Meacham developed his offensive philosophy from his days coaching at Georgia Military College and learned from Hal Mumme, who at the time was at Valdosta State. Meacham is encouraged by what he's seen this spring. In former five-star recruit Deontay Greenberry, a 6-foot-3, 200-pound wideout, he thinks he has a difference-maker. "He has a tremendous amount of range," Meacham said. "Like Justin Blackmon, he plays really big."
Meacham already knew plenty about Sims, a versatile back who figures to be the best running back in the conference this fall. "I knew when he was a true freshman, he beat our ass at Oklahoma State," he said. "Guys are going to have to game plan for him."
In all, UH returns guys who accounted for 82 percent of their total offense in 2012. Plus, UH just signed another former five-star WR, Markeith Ambles, who will arrive in the summer from junior college. In addition, with Meacham running the offense, all of the misdirection, the motion and myriad of personal groupings are back to being a part of the Cougars attack. "I see the creativity and the outside-the-box thinking is back," said Levine.
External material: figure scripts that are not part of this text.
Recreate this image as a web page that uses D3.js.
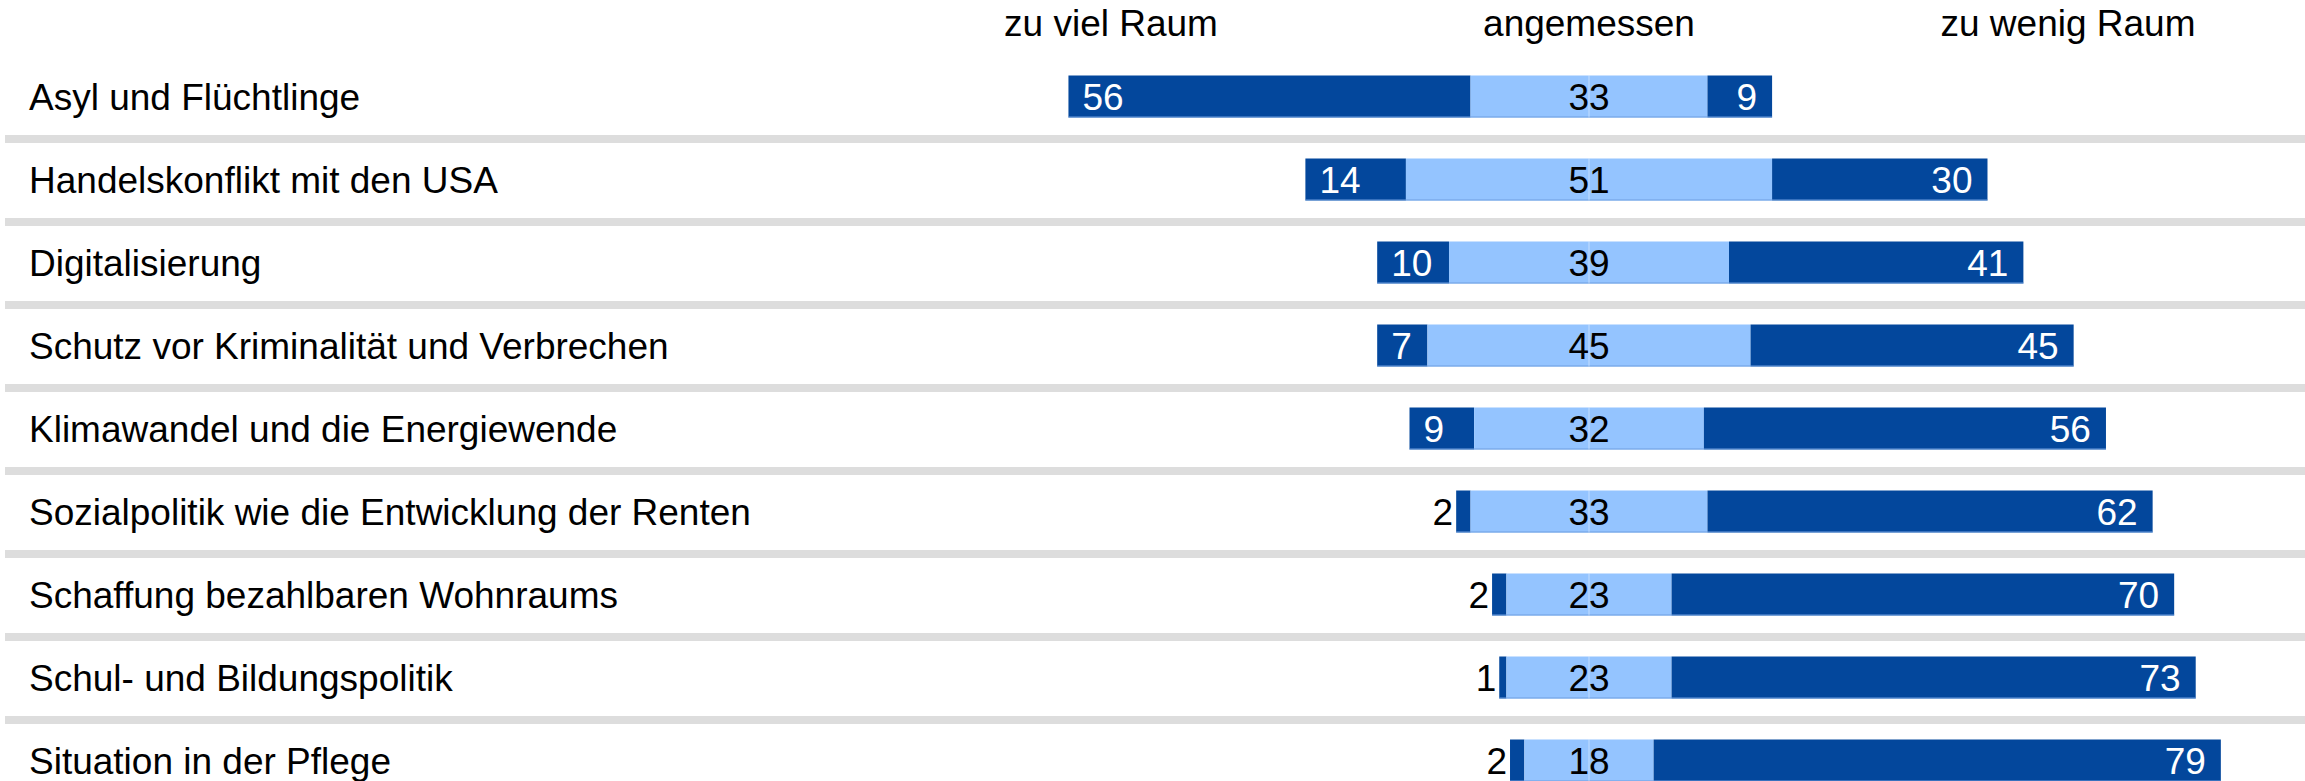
<!DOCTYPE html>
<html>
<head>
<meta charset="utf-8">
<script src="https://cdn.jsdelivr.net/npm/d3@7"></script>
<style>
  body { margin: 0; background: #fff; }
  text { font-family: "Liberation Sans", Arial, sans-serif; }
</style>
</head>
<body>
<div id="chart-container"></div>
<script>
// 1. Data
const categories = [
    "Asyl und Flüchtlinge",
    "Handelskonflikt mit den USA",
    "Digitalisierung",
    "Schutz vor Kriminalität und Verbrechen",
    "Klimawandel und die Energiewende",
    "Sozialpolitik wie die Entwicklung der Renten",
    "Schaffung bezahlbaren Wohnraums",
    "Schul- und Bildungspolitik",
    "Situation in der Pflege"
];
const zuViel = [56, 14, 10, 7, 9, 2, 2, 1, 2];
const angemessen = [33, 51, 39, 45, 32, 33, 23, 23, 18];
const zuWenig = [9, 30, 41, 45, 56, 62, 70, 73, 79];
const headers = ["zu viel Raum", "angemessen", "zu wenig Raum"];

// 2. Setup the canvas
const width = 2305;
const height = 781;
const center = 1589;
const unit = 7.18;
const fontSize = "37px";

const svg = d3.select("#chart-container")
    .append("svg")
    .attr("width", width)
    .attr("height", height);

const x = d3.scaleLinear()
    .domain([-100, 100])
    .range([center - 100 * unit, center + 100 * unit]);

const y = d3.scaleBand()
    .domain(categories)
    .range([55, 55 + 83 * categories.length])
    .padding(0);

const barH = 42;
const dark = "#03479c";
const light = "#94c4ff";

const rows = categories.map((c, i) => ({
    cat: c, viel: zuViel[i], mid: angemessen[i], wenig: zuWenig[i]
}));

// SEPARATORS
svg.append("g")
    .selectAll("rect")
    .data(rows)
    .join("rect")
    .attr("x", 5)
    .attr("y", d => y(d.cat) + 80)
    .attr("width", width - 5)
    .attr("height", 8)
    .attr("fill", "#dddddd");

// HEADERS
const headerX = [1111, center, 2068];
svg.append("g")
    .selectAll("text")
    .data(headers)
    .join("text")
    .attr("x", (d, i) => headerX[i])
    .attr("y", 36)
    .attr("text-anchor", "middle")
    .style("font-size", fontSize)
    .style("fill", "#000")
    .text(d => d);

// ROW LABELS
svg.append("g")
    .selectAll("text")
    .data(rows)
    .join("text")
    .attr("x", 29)
    .attr("y", d => y(d.cat) + 41.5 + 13)
    .style("font-size", fontSize)
    .style("fill", "#000")
    .text(d => d.cat);

// 3. Segments
const segs = [];
rows.forEach(d => {
    const half = d.mid / 2;
    segs.push({ cat: d.cat, key: "viel", v: d.viel, x0: -half - d.viel, x1: -half, fill: dark });
    segs.push({ cat: d.cat, key: "mid", v: d.mid, x0: -half, x1: half, fill: light });
    segs.push({ cat: d.cat, key: "wenig", v: d.wenig, x0: half, x1: half + d.wenig, fill: dark });
});

const barTop = d => y(d.cat) + (83 - barH) / 2;

svg.append("g")
    .selectAll("rect")
    .data(segs)
    .join("rect")
    .attr("x", d => x(d.x0))
    .attr("y", barTop)
    .attr("width", d => x(d.x1) - x(d.x0))
    .attr("height", barH)
    .attr("fill", d => d.fill);

// thin bottom edge on bars
svg.append("g")
    .selectAll("line")
    .data(rows)
    .join("line")
    .attr("x1", d => x(-d.mid / 2 - d.viel))
    .attr("x2", d => x(d.mid / 2 + d.wenig))
    .attr("y1", d => barTop(d) + barH - 0.5)
    .attr("y2", d => barTop(d) + barH - 0.5)
    .attr("stroke", "#6f9fe0")
    .attr("stroke-width", 1);

// VALUE LABELS
svg.append("g")
    .selectAll("text")
    .data(segs)
    .join("text")
    .attr("x", d => {
        if (d.key === "mid") return x(0);
        if (d.key === "wenig") return x(d.x1) - 15;
        return (x(d.x1) - x(d.x0)) < 30 ? x(d.x0) - 3 : x(d.x0) + 14;
    })
    .attr("y", d => barTop(d) + barH / 2 + 13)
    .attr("text-anchor", d => {
        if (d.key === "mid") return "middle";
        if (d.key === "wenig") return "end";
        return (x(d.x1) - x(d.x0)) < 30 ? "end" : "start";
    })
    .style("font-size", fontSize)
    .style("fill", d => {
        if (d.key === "mid") return "#000";
        if (d.key === "viel" && (x(d.x1) - x(d.x0)) < 30) return "#000";
        return "#fff";
    })
    .text(d => d.v);

// CENTER LINE through the middle segments
svg.append("g")
    .selectAll("line")
    .data(rows)
    .join("line")
    .attr("x1", x(0))
    .attr("x2", x(0))
    .attr("y1", barTop)
    .attr("y2", d => barTop(d) + barH)
    .attr("stroke", "#ffffff")
    .attr("stroke-opacity", 0.45)
    .attr("stroke-width", 1);
</script>
</body>
</html>
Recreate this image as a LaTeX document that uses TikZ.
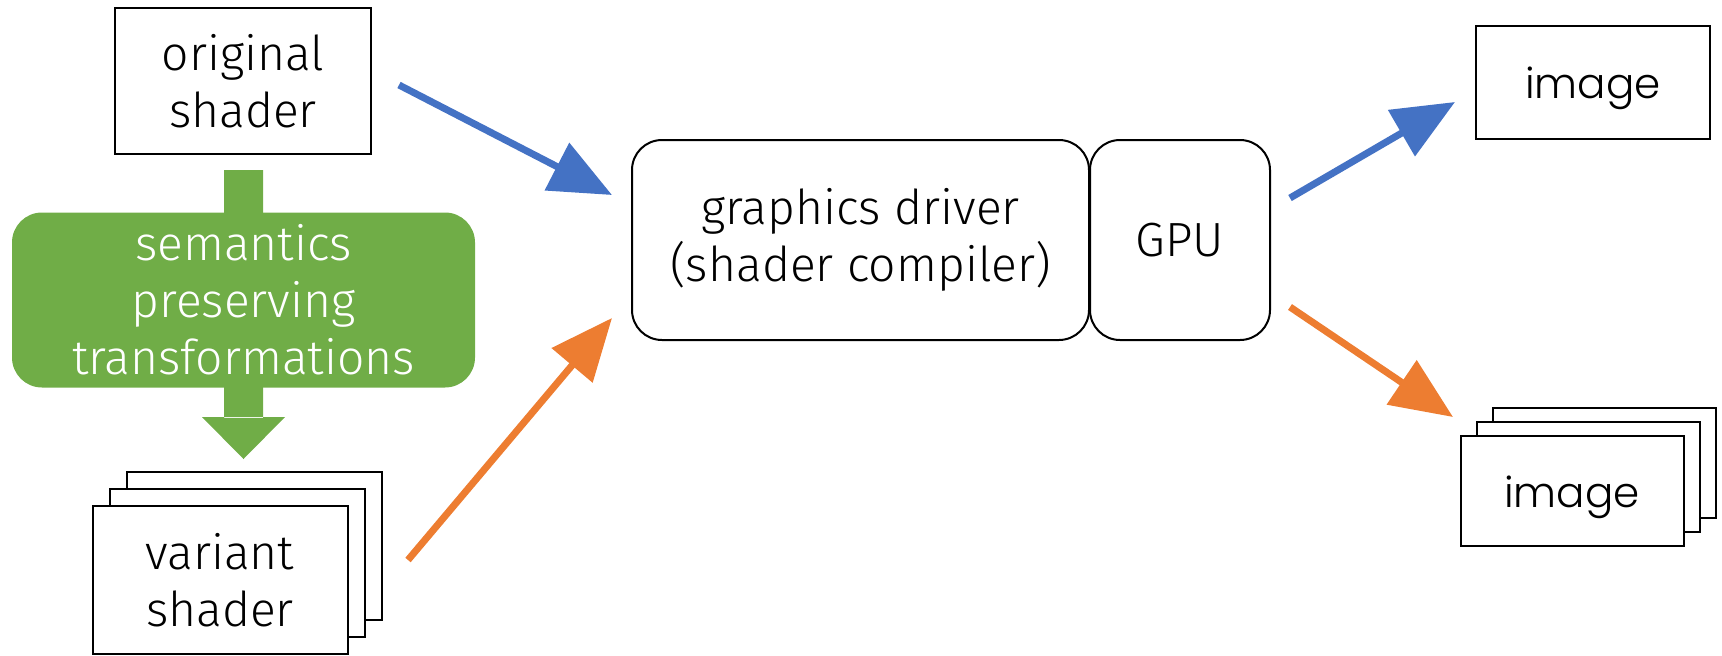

The question that most UH fans have is whether they can have a QB capable of living up to the Cougar tradition this fall. Meacham is looking for consistency from the position and specifically says he's watching where his quarterback's eyes are based on the coverage they're facing: "I want a guy that sees it based on rotation, guys that 'get it' and can handle all the checks."
That guy appears to be Piland, who is healthy again and having a great spring, according to the coaches. The Cougars have charted everything from 7-on-7 and "team" periods of practice, and Meacham estimates Piland only threw one interception through the first eight or nine practices, a span covering some 200 passes.
In hopes of shoring up what was a dreadful defense that ranked No. 107 in the nation, Levine hired veteran assistant David Gibbs as his new defensive coordinator to simplify things. The 44-year-old Gibbs last coached in the NFL, working with the Houston Texans secondary, but he has plenty of experience running a defense. In his one season as the defensive coordinator at Auburn in 2005, the Tigers finished sixth in the nation in defense and led the SEC in sacks with 39. Gibbs also triggered a big improvement in the Minnesota defense in the late '90s, when he was the nation's youngest DC in Division I-A.
Expectations around UH are back up again even though the Cougars have moved into a tougher league, but perhaps that could go in their favor. In Conference USA, the spread, no-huddle attack is the norm. In what was the Big East, where it's been more grind-it-out football and lots of 13-10, 10-7 kind of games, the Cougars could be something of a curveball.
"The biggest challenge for us is adding the depth to our program that'll have to compete against [the more physical styles of] the Louisvilles, Rutgers and the USFs," said Levine. "But [being in the former Big East] has helped in recruiting, and it's going to get our program more recognition nationally. We've have more higher-profile games, and we'll have the ability to play in a BCS bowl game this season. And I do really like where this program is headed."